My subwoofer arrived today.💥
DAMN this thing brings it for only a 10" driver. And of course the whole system sounds better because of the crossover and fresh room measurement / correction.
VERY happy customer over here. Phenomenal performance for the price.
https://www.audioholics.com/subwoofer-reviews/rsl-10s-mkii
What freq. are you using for crossover ?
@corlin
I suspect it's on the lower side - I believe 80 Hz is the lowest the receiver lets you set manually and I think it chose something close to it. Despite these old bookshelf speakers being quite cheap (and the company out of business), I've measured their in-room response with a spectrum analyzer and seen decent response down to the mid-40s.
https://www.goodsound.com/equipment/athena_asb2_2.htm
@corlin
The next two settings were 60 and 80 Hz. I did a lot of listening back and forth between 40, 60, and 80 and eventually settled on 60. Much more authority to the system then when set at 40 as you would expect, and 80 makes things a bit more congested.
Never trust an auto setup on its own! I'm willing to bet the newer and more advanced version of this software can set crossover frequencies more precisely than every 20 Hz.
Ya 40Hz is too low even for a good floor standing 3-way.
And yes room correction is hard, even with the expense gear.
60Hz sounds about right maybe a small bit higher, depending to the rest of the system.

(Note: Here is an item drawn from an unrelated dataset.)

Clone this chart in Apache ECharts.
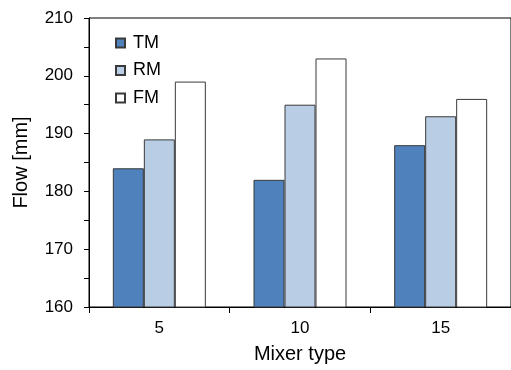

You hear what you hear. Any measuring system is just a starting point.
@corlin
I misspoke earlier. You CAN see the crossover frequency, but it was buried. After listening some more tonight, I decided something wasn't quite right. Sure enough, the software had set the crossover point at 40 Hz, which is far too low for these bookshelf speakers. I re-ran Audyssey and it set that same crossover. So I found that if you go into manual setup you can keep the room correction eq, but override things like speaker distances and crossover.